Buffy the Vampire Slayer Re-Watched
After watching it all over again, I think its greatness is undiminished. It still deserves to belong on the short list of not only great genre shows, but great television shows in general. Even now, eleven years after its debut and five years after it went off the air, it's still one of the best written shows to ever grace mainstream television. Watching it is like taking a crash course in good storytelling. Its influence on shows like Justice League, Battlestar Galactica, New Doctor Who and Torchwood is apparent.
It remains significant for its portrayal of young women, and for the surprising amount of feminist and leftist ideas bubbling beneath, and quite often bursting through, the surface of its fictional universe. Perhaps not always consistently so, but that's only to be expected when you have a large and shifting writing staff producing material. I would also argue that no other American television show has handled a character coming out as a lesbian or her relationships with women quite as well as this one did, despite the original network, the WB, trying to keep scenes of two women kissing out of the show (moving to a different network, the more open-minded UPN, for its final two seasons allowed it to develop without that and other creative interference).
The middle section of its run, seasons two through five, were its finest. The first season was very much a case of creator Joss Whedon and his writing staff figuring things out as they went (especially in light of the original Buffy the Vampire Slayer theatrical film being regarded as somewhat of a failure). If the sixth and seventh seasons as a whole weren't quite up to the same level as the four they followed, they were still remarkably good and individual episodes like "Once More, with Feeling", "Seeing Red", "Villains", "Grave", "Conversations with Dead People" and "Chosen" were as good as any from earlier seasons. "The Body" from the fifth season remains the best single episode out of all of them.

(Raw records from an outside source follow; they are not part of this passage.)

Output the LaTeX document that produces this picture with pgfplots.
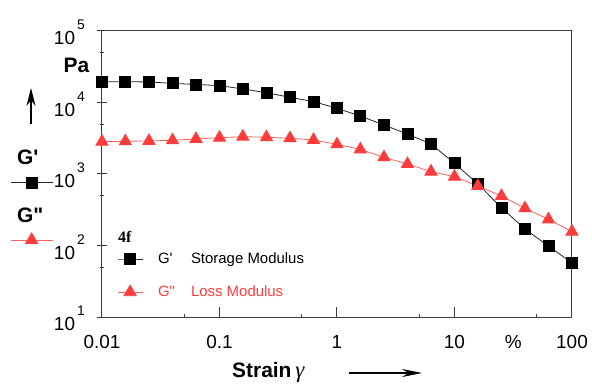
\documentclass[border=0pt]{standalone}
\usepackage{pgfplots}
\usepackage{pgfplotstable}
\pgfplotsset{compat=1.18}
\usepackage{fontspec}
\setmainfont{Liberation Sans}[Ligatures=TeXOff]
\newfontfamily\serifff{Liberation Serif}[Ligatures=TeXOff]
\usetikzlibrary{arrows.meta}
\definecolor{gred}{RGB}{255,60,60}
\definecolor{gredline}{RGB}{255,95,95}
\definecolor{axgray}{RGB}{60,60,60}
\newcommand{\ylab}[1]{\fontsize{19}{19}\selectfont 10\hspace{2bp}\raisebox{15bp}{\fontsize{14}{14}\selectfont #1}}

\pgfplotstableread{
x       Gp     Gpp
0.01    19500  2830
0.0158  19500  2870
0.0251  19400  2900
0.0398  18500  2960
0.0631  17900  3090
0.1     17200  3220
0.158   15500  3330
0.251   13700  3260
0.398   11800  3160
0.631   10300  2990
1       8300   2600
1.58    6470   2210
2.51    4840   1710
3.98    3620   1380
6.31    2630   1080
10      1410   916
15.8    725    679
25.1    338    492
39.8    170    331
63.1    98     232
100     57     156
}\datatable

\begin{document}
\begin{tikzpicture}
\useasboundingbox (-102bp,-69bp) rectangle (490bp,317bp);
\begin{axis}[
  at={(0,0)}, anchor=south west,
  scale only axis, width=470bp, height=286bp,
  xmode=log, ymode=log,
  xmin=0.01, xmax=100, ymin=10, ymax=100000,
  axis line style={axgray, line width=1bp},
  tickpos=left,
  xtick align=inside, ytick align=center,
  major tick length=10bp, minor tick length=3.5bp,
  every tick/.style={axgray, line width=1bp},
  xtick={0.01,0.1,1,10,100},
  xticklabels={0.01,0.1,1,10,100},
  minor xtick={0.05,0.5,5,50},
  ytick={10,100,1000,10000,100000},
  yticklabels={\ylab{1},\ylab{2},\ylab{3},\ylab{4},\ylab{5}},
  minor ytick={50,500,5000,50000},
  xticklabel style={font=\fontsize{19}{19}\selectfont, anchor=north, inner sep=0pt, yshift=-18bp},
  yticklabel style={anchor=base east, inner sep=0pt, xshift=-12bp, yshift=-14bp},
  extra x ticks={31.62}, extra x tick labels={\%},
  extra x tick style={major tick length=0pt},
  clip=false,
  legend style={draw=none, fill=none, at={(axis description cs:0.032,0.225)}, anchor=north west,
    inner sep=0pt, row sep=20bp, column sep=15bp, font=\fontsize{15}{15}\selectfont, nodes={inner sep=0pt}},
  legend cell align=left,
  legend image code/.code={\draw[mark repeat=2,mark phase=2,#1] plot coordinates {(0bp,0bp) (12.5bp,0bp) (25bp,0bp)};},
]
\addplot[color=black!85, line width=0.8bp, mark=square*, mark size=5.5bp, mark options={fill=black, draw=black, solid}] table[x=x,y=Gp]{\datatable};
\addlegendentry{\makebox[33bp][l]{G\symbol{39}}Storage Modulus}
\addplot[color=gredline, line width=0.8bp, mark=triangle*, mark size=7bp, mark options={fill=gred, draw=gred, solid}] table[x=x,y=Gpp]{\datatable};
\addlegendentry{\textcolor{gred}{\makebox[33bp][l]{G\symbol{34}}Loss Modulus}}
\end{axis}
\begin{axis}[
  at={(0,0)}, anchor=south west,
  scale only axis, width=470bp, height=286bp,
  hide axis, xmin=0, xmax=1, ymin=0, ymax=1,
  legend style={draw=none, fill=none, at={(axis description cs:-0.1957,0.4905)}, anchor=north west,
    inner sep=0pt, row sep=45bp, column sep=0bp, nodes={inner sep=0pt}},
  legend image code/.code={\draw[mark repeat=2,mark phase=2,#1] plot coordinates {(0bp,0bp) (21bp,0bp) (42bp,0bp)};},
]
\addlegendimage{color=black!85, line width=0.8bp, mark=square*, mark size=5.5bp, mark options={fill=black, draw=black, solid}}
\addlegendentry{\hspace*{0.1bp}}
\addlegendimage{color=gredline, line width=0.8bp, mark=triangle*, mark size=7bp, mark options={fill=gred, draw=gred, solid}}
\addlegendentry{\hspace*{0.1bp}}
\end{axis}
\node[anchor=center, inner sep=0pt] at (-25.5bp,251.5bp) {\fontsize{21}{21}\selectfont\bfseries Pa};
\draw[-{Stealth[length=18bp,width=9bp]}, line width=1.3bp] (-71bp,193bp) -- (-71bp,229bp);
\node[anchor=base west, inner sep=0pt] at (-85bp,152bp) {\fontsize{21}{21}\selectfont\bfseries G\symbol{39}};
\node[anchor=base west, inner sep=0pt] at (-85bp,94bp) {\fontsize{21}{21}\selectfont\bfseries G\symbol{34}};
\node[anchor=base west, inner sep=0pt] at (130bp,-60bp) {\fontsize{21}{21}\selectfont\bfseries Strain\hspace{4bp}{\serifff\itshape\mdseries\fontsize{23}{23}\selectfont γ}};
\draw[-{Stealth[length=20bp,width=8bp]}, line width=1.3bp] (247bp,-56bp) -- (320bp,-56bp);
\node[anchor=base west, inner sep=0pt] at (16bp,74bp) {\serifff\bfseries\fontsize{16}{16}\selectfont 4f};
\end{tikzpicture}
\end{document}
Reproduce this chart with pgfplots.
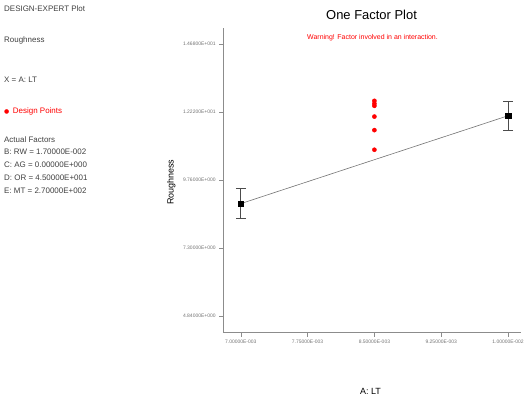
\documentclass[border=0pt]{standalone}
\usepackage{pgfplots}
\pgfplotsset{compat=1.18}
\usepackage{fontspec}
\setmainfont{Liberation Sans}
\newfontfamily\symfont{DejaVu Sans}
\begin{document}
\begin{tikzpicture}[x=1pt,y=1pt]
\path (0,0) rectangle (527,406);
% left panel text
\begin{scope}[every node/.style={anchor=base west,inner sep=0pt,font=\fontsize{8}{9}\selectfont,text=black!75}]
\node at (4,394) {DESIGN-EXPERT Plot};
\node at (4,363) {Roughness};
\node at (4,323) {X = A: LT};
\node[text=red] at (4,292) {{\symfont\fontsize{6}{7}\selectfont ●}\, Design Points};
\node at (4,263) {Actual Factors};
\node at (4,251) {B: RW = 1.70000E-002};
\node at (4,238) {C: AG = 0.00000E+000};
\node at (4,225) {D: OR = 4.50000E+001};
\node at (4,212) {E: MT = 2.70000E+002};
\end{scope}
\node[anchor=base,inner sep=0pt,font=\fontsize{13}{15}\selectfont] at (373,386) {One Factor Plot};
\node[anchor=base,inner sep=0pt,font=\fontsize{7}{8}\selectfont,text=red] at (374,366) {Warning! Factor involved in an interaction.};
\node[anchor=base,inner sep=0pt,font=\fontsize{9}{10}\selectfont] at (372,10) {A: LT};
\node[rotate=90,inner sep=0pt,font=\fontsize{9}{10}\selectfont] at (172,223) {Roughness};
\begin{axis}[
  at={(224pt,72pt)}, anchor=south west,
  scale only axis, width=299pt, height=306pt,
  xmin=0.006802, xmax=0.010145,
  ymin=4.23, ymax=15.26,
  axis x line=bottom, axis y line=left,
  axis line style={black!45,-},
  tick style={black!45},
  tick align=outside,
  major tick length=4pt,
  xtick={0.007,0.00775,0.0085,0.00925,0.010},
  xticklabels={7.00000E-003,7.75000E-003,8.50000E-003,9.25000E-003,1.00000E-002},
  ytick={4.84,7.30,9.76,12.22,14.68},
  yticklabels={4.84000E+000,7.30000E+000,9.76000E+000,1.22200E+001,1.46800E+001},
  tick label style={font=\fontsize{5}{6}\selectfont,text=black!55},
  scaled x ticks=false,
  clip=false,
]
\addplot[black!55, line width=0.6pt] coordinates {(0.007,8.90) (0.010,12.08)};
\addplot[only marks, mark=square*, mark size=2.8pt, black,
  error bars/.cd, y dir=both, y explicit,
  error bar style={black!70, line width=0.6pt},
  error mark options={rotate=90, mark size=5pt, black!70, line width=0.6pt}]
  coordinates {(0.007,8.90) +- (0,0.54) (0.010,12.08) +- (0,0.54)};
\addplot[only marks, mark=*, mark size=2.1pt, red] coordinates {
  (0.0085,12.62) (0.0085,12.52) (0.0085,12.44) (0.0085,12.05) (0.0085,11.56) (0.0085,10.85)};
\end{axis}
\end{tikzpicture}
\end{document}
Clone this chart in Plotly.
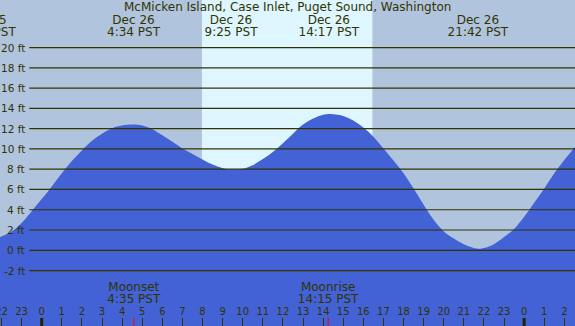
import plotly.graph_objects as go

# ---- data (hours since Dec 26 00:00 PST, feet) ----
tide_hours = [-2.1, -1.5, -1, -0.5, 0, 0.5, 1, 1.5, 2, 2.5, 3, 3.5, 4, 4.57, 5, 5.5, 6,
              6.5, 7, 7.5, 8, 8.5, 9, 9.42, 10, 10.5, 11, 11.5, 12, 12.5, 13, 13.5, 14,
              14.28, 14.5, 15, 15.5, 16, 16.5, 17, 17.5, 18, 18.5, 19, 19.5, 20, 20.5,
              21, 21.7, 22, 22.5, 23, 23.5, 24, 24.5, 25, 25.5, 26, 26.6]
tide_feet = [1.3, 1.85, 2.7, 3.85, 5.05, 6.3, 7.6, 8.8, 9.85, 10.8, 11.5, 12.05, 12.32,
             12.4, 12.32, 11.95, 11.35, 10.7, 10.05, 9.5, 8.95, 8.45, 8.1, 8.0, 8.05,
             8.4, 9.0, 9.7, 10.55, 11.5, 12.4, 13.0, 13.38, 13.45, 13.42, 13.25, 12.8,
             12.1, 11.2, 10.05, 8.85, 7.6, 6.1, 4.5, 3.0, 1.85, 1.15, 0.6, 0.15, 0.22,
             0.6, 1.3, 2.1, 3.3, 4.7, 6.1, 7.6, 8.9, 10.35]

extreme_hours = [-2.8, 4.567, 9.417, 14.283, 21.7]
extreme_dates = ["Dec 25", "Dec 26", "Dec 26", "Dec 26", "Dec 26"]
extreme_times = ["21:12 PST", "4:34 PST", "9:25 PST", "14:17 PST", "21:42 PST"]

moon_hours = [4.583, 14.25]
moon_events = ["Moonset", "Moonrise"]
moon_times = ["4:35 PST", "14:15 PST"]

sunrise_hour = 7.97
sunset_hour = 16.45

grid_feet = [-2, 0, 2, 4, 6, 8, 10, 12, 14, 16, 18, 20]
hour_ticks = list(range(-2, 27))
hour_labels = [str(h % 24) for h in hour_ticks]
midnight_hours = [0, 24]

title_text = "McMicken Island, Case Inlet, Puget Sound, Washington"

# ---- style ----
TXT = "#333300"
FONT = "DejaVu Sans"
NIGHT = "#B0C4DE"
DAY = "#DDF6FF"
WATER = "#4262D6"
X_RANGE = [-2.075, 26.53]
Y_RANGE = [-7.47, 24.69]


def text_row(xs, texts, y_level, size):
    return go.Scatter(x=xs, y=[y_level] * len(xs), mode="text", text=texts,
                      textposition="middle center",
                      textfont=dict(family=FONT, size=size, color=TXT),
                      showlegend=False, cliponaxis=True, hoverinfo="skip")


fig = go.Figure()

# baseline for the fill
fig.add_trace(go.Scatter(x=[X_RANGE[0] - 1, X_RANGE[1] + 1], y=[Y_RANGE[0] - 1] * 2,
                         mode="lines", line=dict(width=0, color=WATER),
                         hoverinfo="skip", showlegend=False))
fig.add_trace(go.Scatter(x=tide_hours, y=tide_feet, mode="lines",
                         line=dict(color=WATER, width=0, shape="spline", smoothing=1.0),
                         fill="tonexty", fillcolor=WATER, showlegend=False))

# extreme labels (top) and moon labels (bottom)
fig.add_trace(text_row(extreme_hours, extreme_dates, 22.65, 12))
fig.add_trace(text_row(extreme_hours, extreme_times, 21.43, 12))
fig.add_trace(text_row(moon_hours, moon_events, -3.75, 12))
fig.add_trace(text_row(moon_hours, moon_times, -4.93, 12))

shapes = []
# daylight band
shapes.append(dict(type="rect", xref="x", yref="paper", x0=sunrise_hour, x1=sunset_hour,
                   y0=0, y1=1, fillcolor=DAY, line=dict(width=0), layer="below"))
# grid lines
for v in grid_feet:
    shapes.append(dict(type="line", xref="paper", yref="y", x0=29.3 / 575, x1=1, y0=v, y1=v,
                       line=dict(color=TXT, width=1.2), layer="above"))
# midnight ticks
for h in midnight_hours:
    shapes.append(dict(type="line", xref="x", yref="paper", x0=h, x1=h, y0=0, y1=8 / 326,
                       line=dict(color="#222200", width=3), layer="above"))
# moon ticks
for h in moon_hours:
    shapes.append(dict(type="line", xref="x", yref="paper", x0=h, x1=h, y0=0, y1=8 / 326,
                       line=dict(color="red", width=1), layer="above"))

annotations = [dict(text=title_text, xref="paper", yref="paper", x=0.5, y=1 - 7 / 326,
                    xanchor="center", yanchor="middle", showarrow=False,
                    font=dict(family=FONT, size=12, color=TXT))]
for v in grid_feet:
    annotations.append(dict(text=f"{v} ft", xref="paper", yref="y", x=27 / 575, y=v,
                            xanchor="right", yanchor="middle", showarrow=False,
                            font=dict(family=FONT, size=10.5, color=TXT)))

fig.update_layout(
    width=575, height=326, autosize=False,
    margin=dict(l=0, r=0, t=0, b=0, pad=0, autoexpand=False),
    paper_bgcolor=NIGHT, plot_bgcolor=NIGHT,
    shapes=shapes, annotations=annotations,
    showlegend=False,
    xaxis=dict(range=X_RANGE, showgrid=False, zeroline=False, showline=False,
               automargin=False,
               tickmode="array", tickvals=hour_ticks, ticktext=hour_labels,
               ticks="inside", ticklen=8, tickwidth=1, tickcolor=TXT,
               ticklabelposition="inside", ticklabeloverflow="allow",
               tickfont=dict(family=FONT, size=10, color=TXT),
               layer="above traces", fixedrange=True),
    yaxis=dict(range=Y_RANGE, visible=False, automargin=False, fixedrange=True),
)

fig.write_html("out.html", config={"displayModeBar": False},
               post_script="document.body.style.margin='0';document.body.style.padding='0';"
                           "document.body.style.overflow='hidden';")
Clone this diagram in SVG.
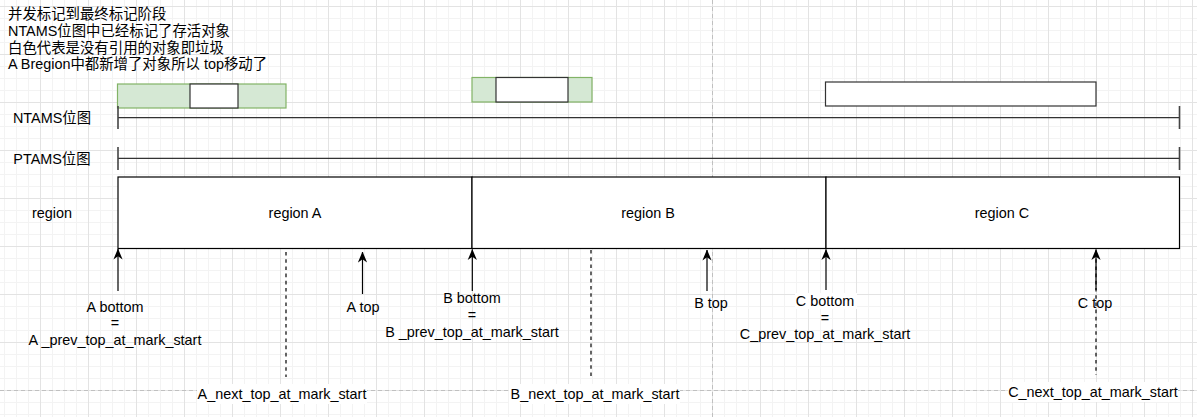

The final episode of the fifth season, "The Gift", would have been the best possible ending for the show had it not returned for two more seasons on a different network, but the show's actual final episode, "Chosen", wasn't too far behind it. "Chosen" still has emotional and dramatic impact. I feel like it was a satisfying end to a great story told over many years. I still don't feel the need to read the comic books that continue the story.
The box set includes a bonus DVD that offers a revealing round-table retrospective of the show by creator Joss Whedon; showrunner Marti Noxon; writers Jane Espenson, David Fury and Drew Goddard (who went on to write Cloverfield); and actors Nicholas Brendon, Charisma Carpenter, Emma Caulfield and Danny Strong.
In short, Buffy the Vampire Slayer was and is a great television show.